In the sentence “The data are convincing,” this grammatical concept insists the verb agree with a plural noun—even if you wish it were singular.

subject-verb agreement

200

This term measures engine work over time; contrary to myth, it does not refer to actual small horses under the hood.

Horsepower

200

This NFL team’s fans will boo Santa yet cry at a Jason Kelce speech.

Philadelphia Eagles

200

This board game brand mascot wears a monocle in the collective imagination—but in reality, he never has.
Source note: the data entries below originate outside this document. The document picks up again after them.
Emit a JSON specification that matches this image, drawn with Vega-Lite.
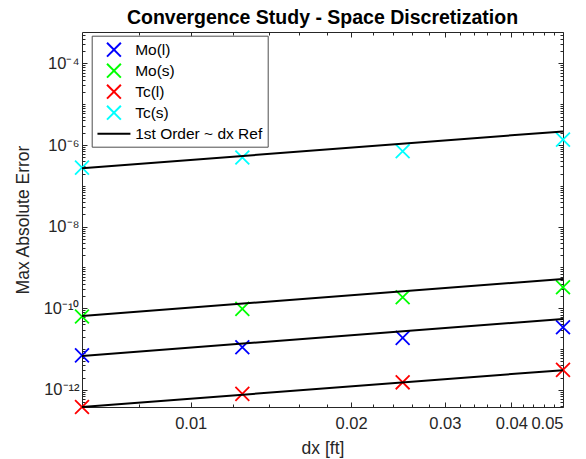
{
  "$schema": "https://vega.github.io/schema/vega-lite/v6.json",
  "width": 481,
  "height": 375,
  "autosize": {"type": "none"},
  "padding": {"left": 82, "top": 32, "right": 23, "bottom": 52},
  "background": "white",
  "title": {
    "text": "Convergence Study - Space Discretization",
    "font": "Liberation Sans",
    "fontSize": 19.5,
    "fontWeight": "bold",
    "color": "black",
    "anchor": "middle",
    "offset": 3
  },
  "datasets": {
    "pts": [
      {"dx": 0.00625, "err": 7.0e-12, "series": "Mo(l)"},
      {"dx": 0.0125, "err": 1.11e-11, "series": "Mo(l)"},
      {"dx": 0.025, "err": 1.88e-11, "series": "Mo(l)"},
      {"dx": 0.05, "err": 3.42e-11, "series": "Mo(l)"},
      {"dx": 0.00625, "err": 6.3e-11, "series": "Mo(s)"},
      {"dx": 0.0125, "err": 9.66e-11, "series": "Mo(s)"},
      {"dx": 0.025, "err": 1.86e-10, "series": "Mo(s)"},
      {"dx": 0.05, "err": 3.27e-10, "series": "Mo(s)"},
      {"dx": 0.00625, "err": 3.8e-13, "series": "Tc(l)"},
      {"dx": 0.0125, "err": 7.98e-13, "series": "Tc(l)"},
      {"dx": 0.025, "err": 1.53e-12, "series": "Tc(l)"},
      {"dx": 0.05, "err": 3.09e-12, "series": "Tc(l)"},
      {"dx": 0.00625, "err": 2.8e-7, "series": "Tc(s)"},
      {"dx": 0.0125, "err": 4.94e-7, "series": "Tc(s)"},
      {"dx": 0.025, "err": 7.05e-7, "series": "Tc(s)"},
      {"dx": 0.05, "err": 1.36e-6, "series": "Tc(s)"}
    ],
    "ref": [
      {"dx": 0.00625, "err": 6.8e-12, "series": "1st Order ~ dx Ref", "line": "Mo(l)"},
      {"dx": 0.05, "err": 5.44e-11, "series": "1st Order ~ dx Ref", "line": "Mo(l)"},
      {"dx": 0.00625, "err": 6.5e-11, "series": "1st Order ~ dx Ref", "line": "Mo(s)"},
      {"dx": 0.05, "err": 5.2e-10, "series": "1st Order ~ dx Ref", "line": "Mo(s)"},
      {"dx": 0.00625, "err": 3.8e-13, "series": "1st Order ~ dx Ref", "line": "Tc(l)"},
      {"dx": 0.05, "err": 3.04e-12, "series": "1st Order ~ dx Ref", "line": "Tc(l)"},
      {"dx": 0.00625, "err": 2.7e-7, "series": "1st Order ~ dx Ref", "line": "Tc(s)"},
      {"dx": 0.05, "err": 2.16e-6, "series": "1st Order ~ dx Ref", "line": "Tc(s)"}
    ]
  },
  "resolve": {"axis": {"x": "independent", "y": "independent"}},
  "layer": [
    {
      "data": {"name": "pts"},
      "mark": {"type": "point", "filled": false, "size": 272, "strokeWidth": 1.8, "opacity": 1},
      "encoding": {
        "x": {
          "field": "dx", "type": "quantitative",
          "scale": {"type": "log", "domain": [0.00625, 0.05], "nice": false},
          "axis": {"orient": "bottom", "values": [0.01, 0.02, 0.03, 0.04, 0.05], "format": ".2f", "tickSize": -5, "labelPadding": 13, "title": "dx [ft]", "titlePadding": 8}
        },
        "y": {
          "field": "err", "type": "quantitative",
          "scale": {"type": "log", "domain": [3.8e-13, 5.9e-4], "nice": false},
          "axis": {
            "orient": "left",
            "values": [1e-12, 1e-10, 1e-8, 1e-6, 1e-4],
            "tickSize": -5,
            "labelPadding": 8,
            "labelExpr": "'10' + replace(replace(replace(replace(replace(replace(replace('' + round(log(datum.value) / LN10), '-', '⁻'), '1', '¹'), '2', '²'), '4', '⁴'), '6', '⁶'), '8', '⁸'), '0', '⁰')",
            "title": "Max Absolute Error",
            "titlePadding": 11
          }
        },
        "shape": {
          "field": "series", "type": "nominal",
          "scale": {"domain": ["Mo(l)", "Mo(s)", "Tc(l)", "Tc(s)", "1st Order ~ dx Ref"], "range": ["M-0.84,-0.84L0.84,0.84M0.84,-0.84L-0.84,0.84", "M-0.84,-0.84L0.84,0.84M0.84,-0.84L-0.84,0.84", "M-0.84,-0.84L0.84,0.84M0.84,-0.84L-0.84,0.84", "M-0.84,-0.84L0.84,0.84M0.84,-0.84L-0.84,0.84", "M-2,0L2,0"]}
        },
        "color": {
          "field": "series", "type": "nominal",
          "scale": {"domain": ["Mo(l)", "Mo(s)", "Tc(l)", "Tc(s)", "1st Order ~ dx Ref"], "range": ["#0000ff", "#00ff00", "#ff0000", "#00ffff", "#000000"]},
          "legend": {
            "orient": "none",
            "legendX": 9.7,
            "legendY": 3.7,
            "title": null,
            "strokeColor": "#4d4d4d",
            "fillColor": "white",
            "padding": 4.5,
            "labelFont": "Liberation Sans",
            "labelFontSize": 15.5,
            "labelColor": "black",
            "labelOffset": 11.7,
            "symbolSize": 272,
            "symbolOffset": 8.25,
            "symbolStrokeWidth": 2,
            "rowPadding": -2.4
          }
        }
      }
    },
    {
      "data": {"name": "ref"},
      "mark": {"type": "line", "strokeWidth": 2},
      "encoding": {
        "x": {"field": "dx", "type": "quantitative", "axis": {"orient": "top", "values": [0.01, 0.02, 0.03, 0.04, 0.05], "tickSize": -5, "labels": false, "title": null}},
        "y": {"field": "err", "type": "quantitative", "axis": {"orient": "right", "values": [1e-12, 1e-10, 1e-8, 1e-6, 1e-4], "tickSize": -5, "labels": false, "title": null}},
        "color": {"field": "series", "type": "nominal"},
        "detail": {"field": "line"}
      }
    },
    {
      "data": {"name": "pts"},
      "mark": {"type": "point", "opacity": 0},
      "encoding": {
        "x": {"field": "dx", "type": "quantitative", "axis": {"orient": "bottom", "values": [0.008, 0.012, 0.014, 0.016, 0.018, 0.022, 0.024, 0.026, 0.028, 0.032, 0.034, 0.036, 0.038, 0.042, 0.044, 0.046, 0.048], "tickSize": -3, "labels": false, "title": null}},
        "y": {"field": "err", "type": "quantitative", "axis": {"orient": "left", "values": [4e-13, 5e-13, 6e-13, 7e-13, 8e-13, 9e-13, 2e-12, 3e-12, 4e-12, 5e-12, 6e-12, 7e-12, 8e-12, 9e-12, 1e-11, 2e-11, 3e-11, 4e-11, 5e-11, 6e-11, 7e-11, 8e-11, 9e-11, 2e-10, 3e-10, 4e-10, 5e-10, 6e-10, 7e-10, 8e-10, 9e-10, 1e-9, 2e-9, 3e-9, 4e-9, 5e-9, 6e-9, 7e-9, 8e-9, 9e-9, 2e-8, 3e-8, 4e-8, 5e-8, 6e-8, 7e-8, 8e-8, 9e-8, 1e-7, 2e-7, 3e-7, 4e-7, 5e-7, 6e-7, 7e-7, 8e-7, 9e-7, 2e-6, 3e-6, 4e-6, 5e-6, 6e-6, 7e-6, 8e-6, 9e-6, 1e-5, 2e-5, 3e-5, 4e-5, 5e-5, 6e-5, 7e-5, 8e-5, 9e-5, 2e-4, 3e-4, 4e-4, 5e-4], "tickSize": -3, "labels": false, "title": null}}
      }
    },
    {
      "data": {"name": "pts"},
      "mark": {"type": "point", "opacity": 0},
      "encoding": {
        "x": {"field": "dx", "type": "quantitative", "axis": {"orient": "top", "values": [0.008, 0.012, 0.014, 0.016, 0.018, 0.022, 0.024, 0.026, 0.028, 0.032, 0.034, 0.036, 0.038, 0.042, 0.044, 0.046, 0.048], "tickSize": -3, "labels": false, "title": null}},
        "y": {"field": "err", "type": "quantitative", "axis": {"orient": "right", "values": [4e-13, 5e-13, 6e-13, 7e-13, 8e-13, 9e-13, 2e-12, 3e-12, 4e-12, 5e-12, 6e-12, 7e-12, 8e-12, 9e-12, 1e-11, 2e-11, 3e-11, 4e-11, 5e-11, 6e-11, 7e-11, 8e-11, 9e-11, 2e-10, 3e-10, 4e-10, 5e-10, 6e-10, 7e-10, 8e-10, 9e-10, 1e-9, 2e-9, 3e-9, 4e-9, 5e-9, 6e-9, 7e-9, 8e-9, 9e-9, 2e-8, 3e-8, 4e-8, 5e-8, 6e-8, 7e-8, 8e-8, 9e-8, 1e-7, 2e-7, 3e-7, 4e-7, 5e-7, 6e-7, 7e-7, 8e-7, 9e-7, 2e-6, 3e-6, 4e-6, 5e-6, 6e-6, 7e-6, 8e-6, 9e-6, 1e-5, 2e-5, 3e-5, 4e-5, 5e-5, 6e-5, 7e-5, 8e-5, 9e-5, 2e-4, 3e-4, 4e-4, 5e-4], "tickSize": -3, "labels": false, "title": null}}
      }
    }
  ],
  "config": {
    "view": {"stroke": "#262626", "strokeWidth": 1},
    "axis": {
      "domain": false,
      "grid": false,
      "ticks": true,
      "tickColor": "#262626",
      "tickWidth": 1,
      "labelColor": "#262626",
      "labelFont": "Liberation Sans",
      "labelFontSize": 16.5,
      "titleFont": "Liberation Sans",
      "titleFontSize": 17.5,
      "titleFontWeight": "normal",
      "titleColor": "#262626"
    }
  }
}
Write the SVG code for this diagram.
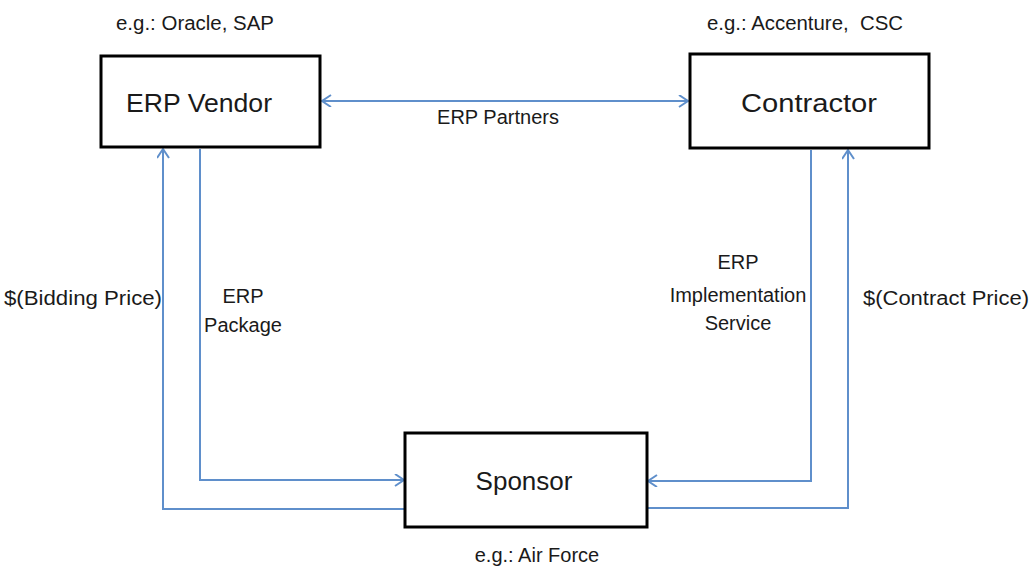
<svg xmlns="http://www.w3.org/2000/svg" width="1032" height="570" viewBox="0 0 1032 570">
  <style>
    .box { fill: #ffffff; stroke: #000000; stroke-width: 3; }
    .title { font-family: "Liberation Sans", Arial, sans-serif; font-size: 26px; fill: #1a1a1a; text-anchor: middle; }
    .lbl { font-family: "Liberation Sans", Arial, sans-serif; font-size: 20px; fill: #1a1a1a; text-anchor: middle; }
    .flow { fill: none; stroke: #5f8fcb; stroke-width: 2; }
  </style>
  <defs>
    <marker id="open" markerUnits="userSpaceOnUse" markerWidth="14" markerHeight="14" refX="10" refY="6" orient="auto-start-reverse">
      <path d="M1,0 L10,6 L1,12" fill="none" stroke="#5f8fcb" stroke-width="2"/>
    </marker>
  </defs>

  <!-- connectors -->
  <g id="connectors">
    <line class="flow" x1="322" y1="101" x2="688" y2="101" marker-start="url(#open)" marker-end="url(#open)"/>
    <polyline class="flow" points="405,509 163,509 163,149" marker-end="url(#open)"/>
    <polyline class="flow" points="200,149 200,480 404,480" marker-end="url(#open)"/>
    <polyline class="flow" points="811,150 811,481 648,481" marker-end="url(#open)"/>
    <polyline class="flow" points="647,508 848,508 848,150" marker-end="url(#open)"/>
  </g>

  <!-- connector labels -->
  <g id="labels">
    <text class="lbl" x="498" y="124">ERP Partners</text>
    <text class="lbl" x="83" y="305" textLength="158" lengthAdjust="spacingAndGlyphs">$(Bidding Price)</text>
    <text class="lbl" x="243" y="303">ERP</text>
    <text class="lbl" x="243" y="332">Package</text>
    <text class="lbl" x="738" y="269">ERP</text>
    <text class="lbl" x="738" y="302">Implementation</text>
    <text class="lbl" x="738" y="330">Service</text>
    <text class="lbl" x="946" y="305" textLength="166" lengthAdjust="spacingAndGlyphs">$(Contract Price)</text>
  </g>

  <g id="erp-vendor">
    <rect class="box" x="101" y="56" width="219" height="91"/>
    <text class="title" x="199" y="112" textLength="146" lengthAdjust="spacingAndGlyphs">ERP Vendor</text>
    <text class="lbl" x="195" y="30" textLength="158" lengthAdjust="spacingAndGlyphs">e.g.: Oracle, SAP</text>
  </g>

  <g id="contractor">
    <rect class="box" x="690" y="54" width="239" height="94"/>
    <text class="title" x="809" y="112" textLength="136" lengthAdjust="spacingAndGlyphs">Contractor</text>
    <text class="lbl" x="805" y="30" textLength="196" lengthAdjust="spacingAndGlyphs">e.g.: Accenture,&#160; CSC</text>
  </g>

  <g id="sponsor">
    <rect class="box" x="405" y="433" width="242" height="94"/>
    <text class="title" x="524" y="490">Sponsor</text>
    <text class="lbl" x="537" y="562">e.g.: Air Force</text>
  </g>
</svg>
Your memory’s been Mandela’d.

Rich Uncle Pennybags (the Monopoly Man)
(Also acceptable: What is the Monopoly mascot)

300

It’s the function that won’t stop calling until given a proper base case—like a teenager with no ride home.

recursion

300

Running down the street, the briefcase flew open” commits this error—unless your briefcase grew legs.

dangling participle

300

This braking system keeps your wheels from locking so you can steer while stopping—unless you panic and mash it like a video game button.

ABS

300

Trust the Process” became the mantra of this NBA franchise through years of strategic suffering.

76ers

300

The smell of rain on dry ground has this poetic name, which sounds like a niche indie perfume.

petrichor

400

Consistency, Availability, and Partition Tolerance walk into a distributed bar; the bartender says, “Pick two.” This theorem gets the credit.

CAP Theorem


400

If I were taller” uses this mood—ideal for hypotheticals and regrets about not making varsity

subjunctive

400

Thieves love this emissions device for its precious metals; your wallet doesn’t love replacing it.

catalytic converter

400

The 1970s-era Flyers earned this bruising nickname that sounded more like a street gang than a hockey club.

Broad Street Bullies

400

This language, still widely used today, has no native word for “yes” or “no”; you answer with the verb instead, which feels very on-brand efficient.

Latin

500

This famous problem says a general program can’t always predict whether another program will finish—kind of like estimating how long a “quick refactor” will take.

Halting Problem

500

When one word does the job of two in a sentence—“She broke his car and his heart”—you’ve stylishly deployed this figure of speech

zeugma

500

This drivetrain feature distributes torque to the wheel with better traction instead of letting one spin uselessly—making corner exits far less embarrassing.

limited-slip differential

500

He threw the final pitch of the 2008 World Series for the Phillies, dropping to his knees in a perfect closer’s catharsis.

Brad Lidge

500

Discovered in 1938 off South Africa after being thought extinct for 66 million years, this lobe-finned “living fossil” fish basically said, “Surprise, I was just deep.”